On Sat, 19 Feb 2011 21:55:53 -0500, Jonathan M Davis <[email protected]>
wrote:
On Saturday 19 February 2011 18:26:25 Steven Schveighoffer wrote:
I was working on an I/O library that I plan to use in development, and
possibly submit to phobos, and I thought of this case.
A standard file can be shared or unshared. In C, since there is no
notion
of shared/unshared, everything is shared. So any writes/reads from a
FILE
* lock the object.
But in D, we can avoid those locks when the file is unshared. However,
this means I have to write two pretty much identical functions for each
call.
Is there an expected way to do this? I've really avoided doing anything
with shared or threads since the new concurrency model came out, but
with
I/O, I'll have to deal with it.
I think a logical thing to do would be to have the shared version of the
function call the unshared version after locking the object. Is that a
good idea? Is the correct way to do this to mark the shared function
synchronized, and then cast 'this' to unshared to call the other
function? Does this automatically happen with shared functions?

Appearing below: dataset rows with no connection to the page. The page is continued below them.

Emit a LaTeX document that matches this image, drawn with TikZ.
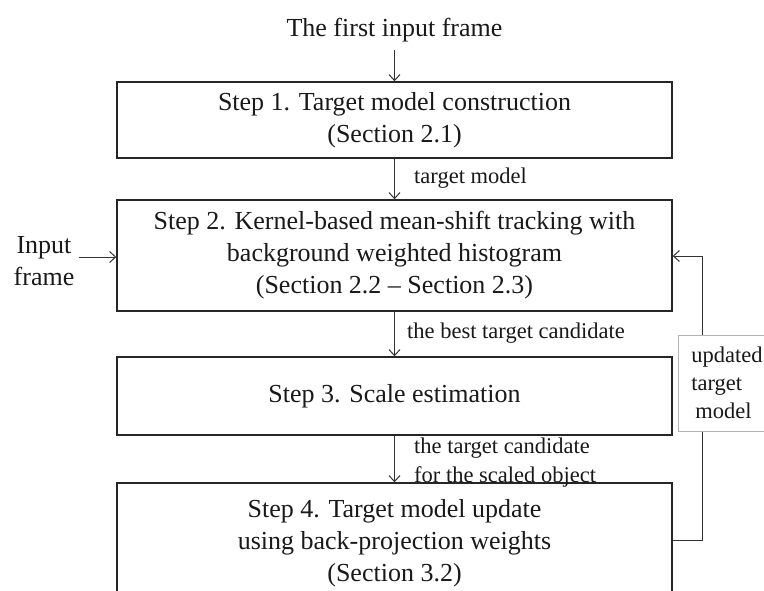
\documentclass[tikz,border=0pt]{standalone}
\usepackage{fontspec}
\setmainfont{Liberation Serif}
\usetikzlibrary{arrows.meta}
\begin{document}
\begin{tikzpicture}[x=1pt,y=-1pt,
  boxstyle/.style={draw=black!85,line width=1.4pt,minimum width=555pt,
    font=\fontsize{26}{32}\selectfont,align=center,text=black!90,inner sep=0pt},
  plain/.style={font=\fontsize{26}{32}\selectfont,align=center,text=black!90},
  lbl/.style={font=\fontsize{22.5}{29}\selectfont,align=left,anchor=west,
    inner sep=0pt,text=black!90},
  arr/.style={draw=black!80,line width=1pt,-{Straight Barb[length=6pt,width=11pt]}}]
\useasboundingbox (0,0) rectangle (764,590);
\clip (0,0) rectangle (764,590);

\node[plain,inner sep=8pt] (title) at (394.5,30) {The first input frame};

\node[boxstyle,minimum height=76pt] (b1) at (394.5,120)
  {Step 1. Target model construction\\(Section 2.1)};
\node[boxstyle,minimum height=111pt] (b2) at (394.5,255.5)
  {Step 2. Kernel-based mean-shift tracking with\\background weighted histogram\\(Section 2.2 -- Section 2.3)};
\node[boxstyle,minimum height=78pt] (b3) at (394.5,396)
  {Step 3. Scale estimation};
\node[boxstyle,minimum height=120pt] (b4) at (394.5,543)
  {Step 4. Target model update\\using back-projection weights\\(Section 3.2)};

\node[plain,inner sep=4pt] (inp) at (44,261.5) {Input\\frame};

\draw[arr] (title.south) -- (b1.north);
\draw[arr] (b1.south) -- (b2.north);
\draw[arr] (b2.south) -- (b3.north);
\draw[arr] (b3.south) -- (b4.north);
\draw[arr] (inp.east |- 0,257) -- (b2.west |- 0,257);

\node[lbl] (l1) at (414,178) {target model};
\node[lbl] (l2) at (407,333) {the best target candidate};
\node[lbl] (l3) at (414,462.5) {the target candidate\\for the scaled object};

\coordinate (c1) at (702,540);
\coordinate (c2) at (702,256);
\draw[arr] (b4.east |- c1) -- (c1) -- (c2) -- (b2.east |- c2);

\node[draw=black!30,fill=white,line width=0.8pt,inner xsep=13pt,inner ysep=0pt,
  minimum height=96pt,font=\fontsize{22.5}{28}\selectfont,align=left,text=black!90]
  (upd) at (727,383) {updated\\target\\\hspace{4pt}model};
\end{tikzpicture}
\end{document}
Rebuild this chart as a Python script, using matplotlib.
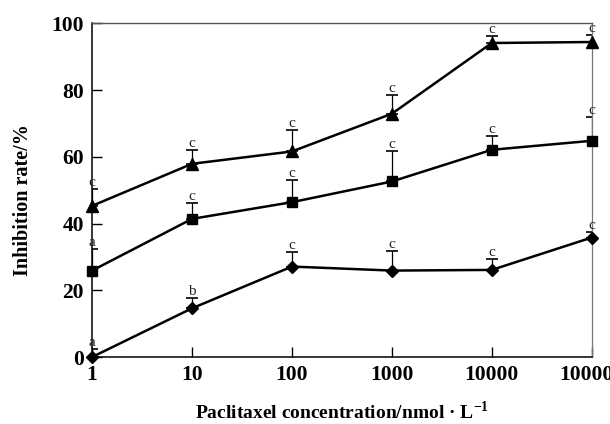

I would point out that per TDPL, either an entire class is synchronized
or none
of it is. You don't synchronize individual functions. Now, I don' think
that
that's the way that it's implemented at the moment, but that's the
eventual
situation as I understand it. So, your class shouldn't have a mixture of
synchronized or unsynchronized. According to TDPL, it's illegal.
OK, I kind of remember that now. So that means, I need to create two
identical hierarchies, a synchronized one and a non-synchronized one?
I think what I'll do for now is write the non-synchronized versions, and
then see about maybe automating the synchronized parts.